There are lots of smart home systems that will let you blast your older dumb appliances with infrared to control them. However, many are tied to ugly cloud systems that can frustrate you on a regular basis. [Steelcuts] whipped up a cloudless solution to this problem instead.

IR2MQTT does pretty much exactly what it says in the name. It allows integrating things like air conditioners and televisions into a Home Assistant setup with the use of an IR blaster and a neat, tidy web app. You use it with an ESP32 or ESP8266 running a firmware based on ESPHome to actually do the IR blasting. In turn, IR2MQTT is a back-end plus a web interface that lets you setup all your IR devices without having to manually capture IR codes and create YAML files to do everything. It’s also integrated with large databases of IR codes for common appliances so in many cases, you can just look up your gear and get it working the easy way.

Sometimes all you need to get the job done is an IR LED and the will to use it. If you’re cooking up your own infrared hacks, don’t hesitate to let us know on the tipsline.
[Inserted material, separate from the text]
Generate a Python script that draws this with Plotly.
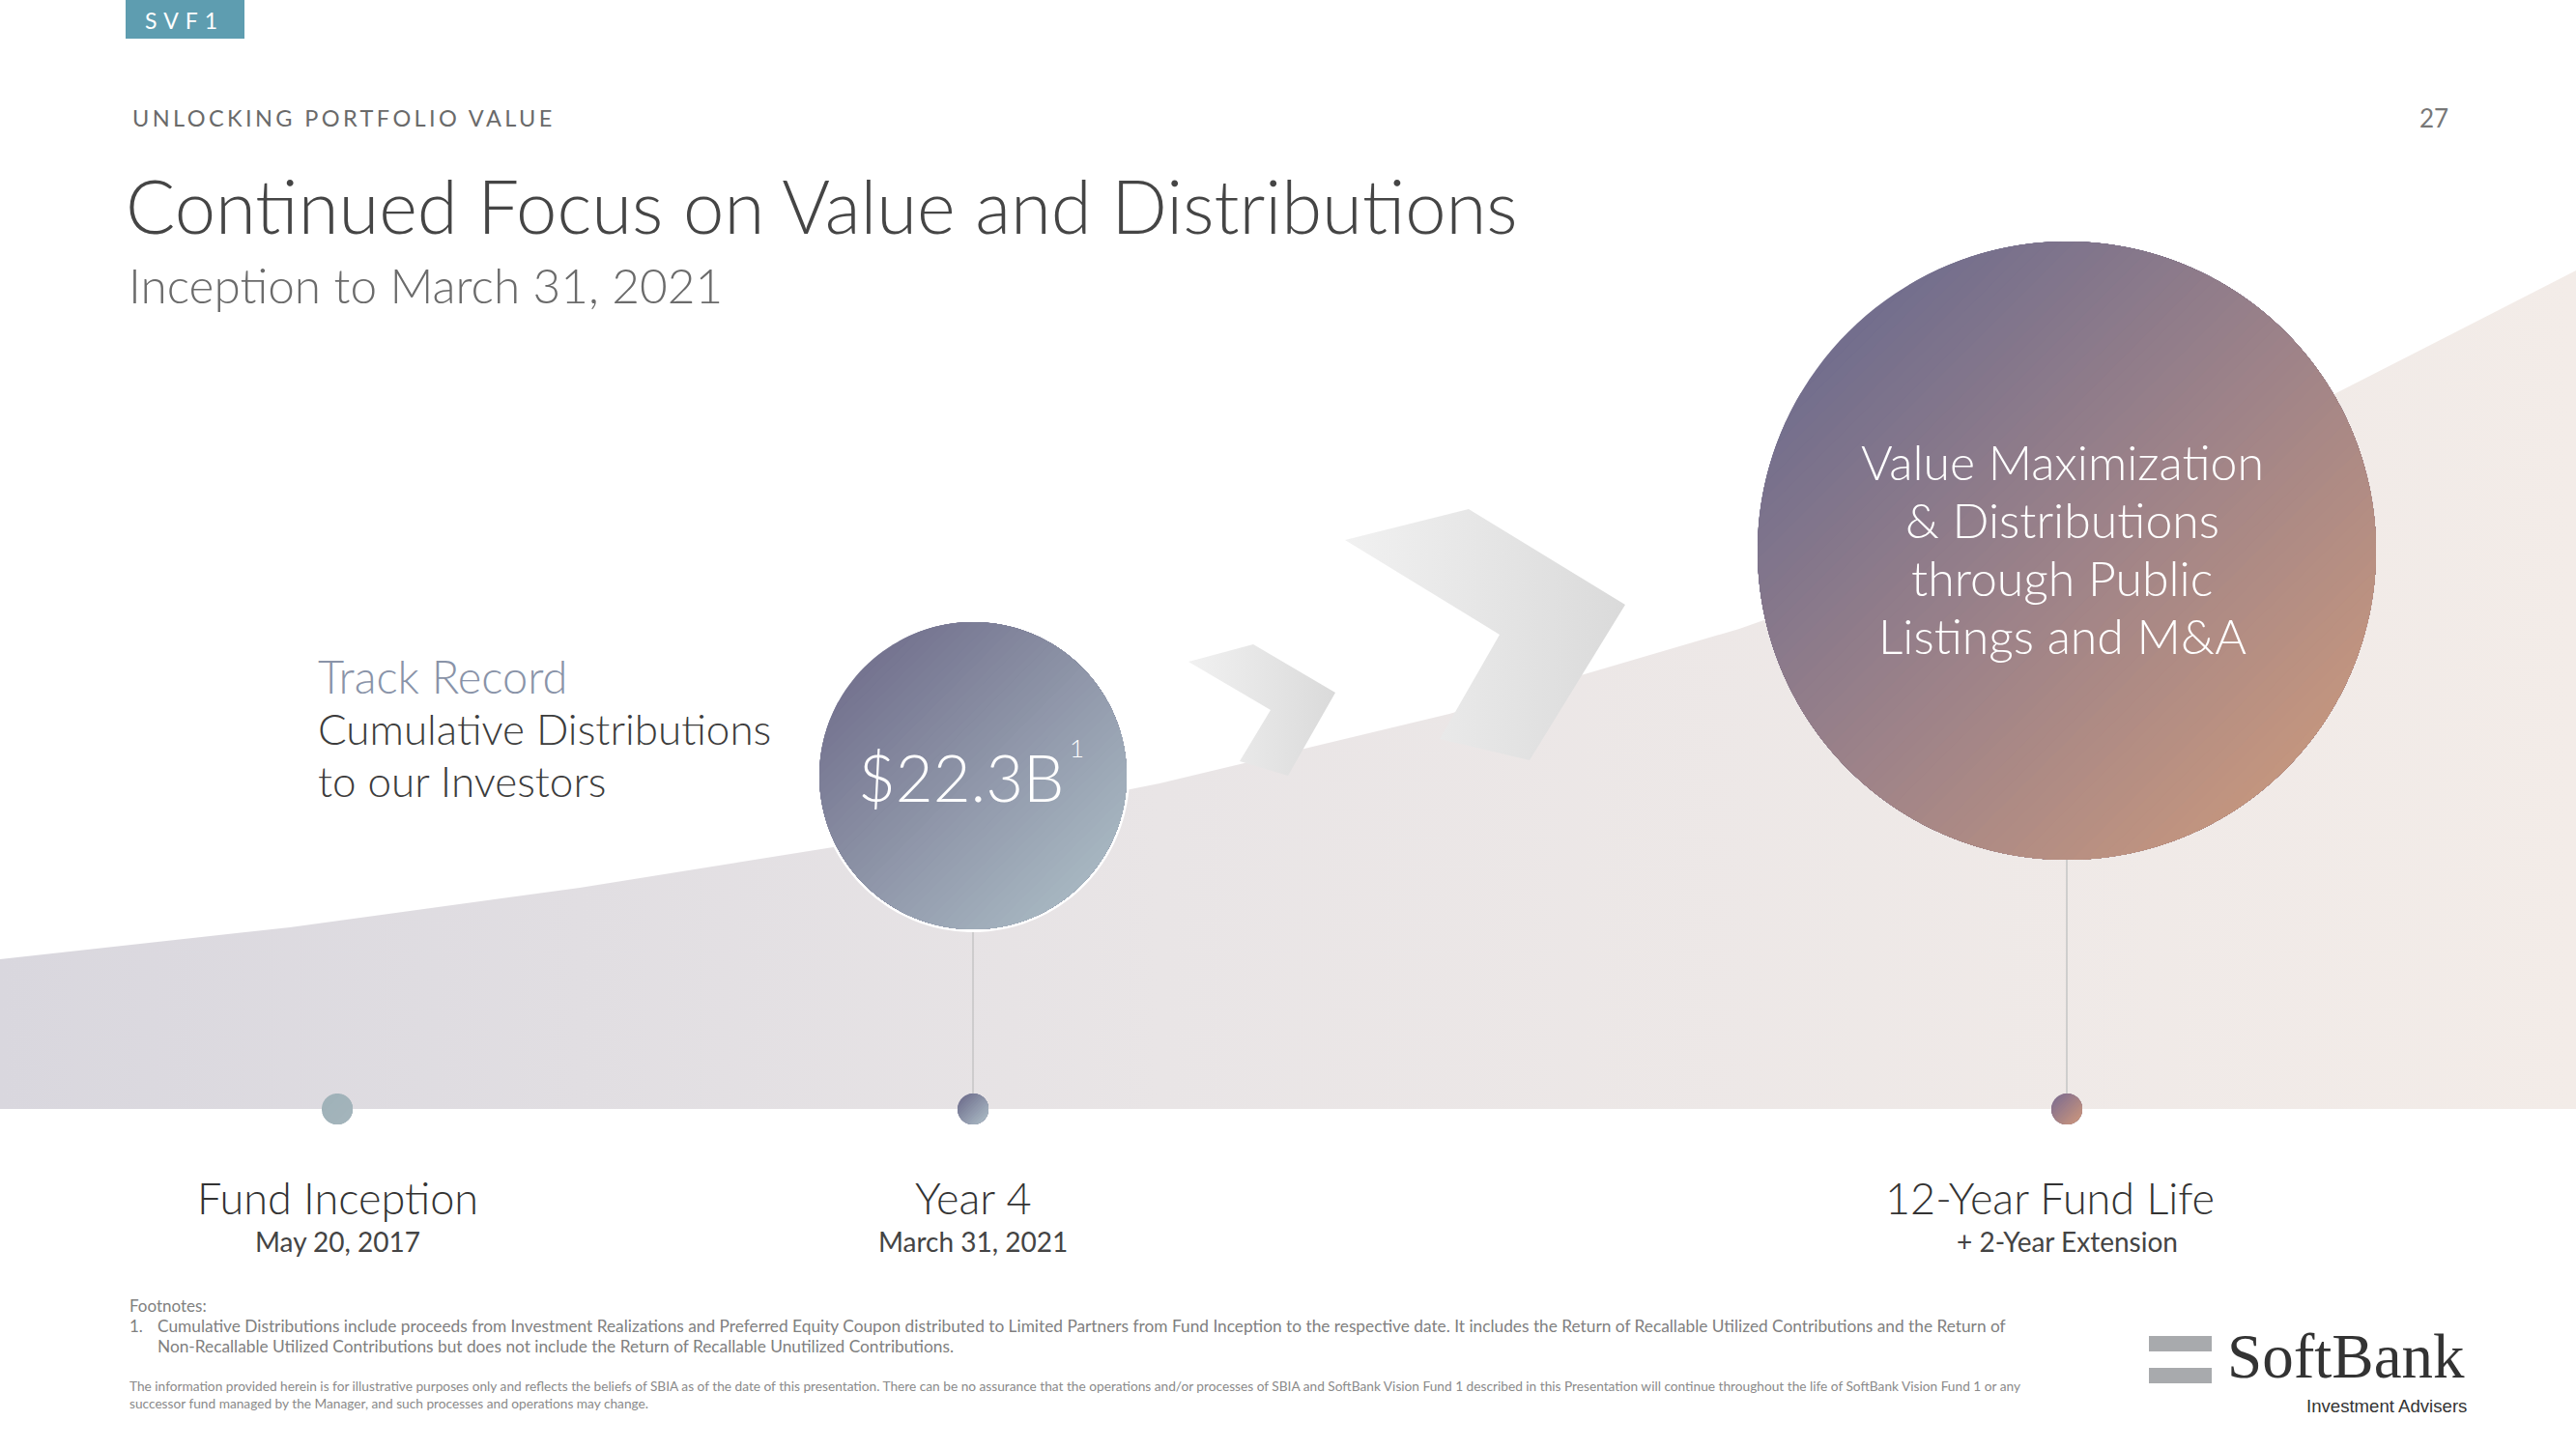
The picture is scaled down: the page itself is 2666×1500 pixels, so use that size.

3 thoughts on “IR Device Control That Lives Off The Cloud

  1. Years ago now, but I remember carefully soldering wires to a universal remote, so it could receive button presses via a microcontroller and a few daisy chained shift registers. The TV sending it’s audio to my hi-fi, a few buttons for initiating macros, starting freeview, vcr or dvd settings for volume, etc. I even experimented with having it close the curtains and dim the lights before switching them off. I was going to have it schedule recordings via a computer but technology caught up before I got around to it.

  2. Back when TV-B-Gone was popular, I built a universal remote shaped like a sonic screwdriver. I wrote an Arduino library that used the data from LIRC. Managed to fit several hundred basic (volume, channel, mute and power) remotes on one attiny84. I’ll have to dig out the code and post it somewhere.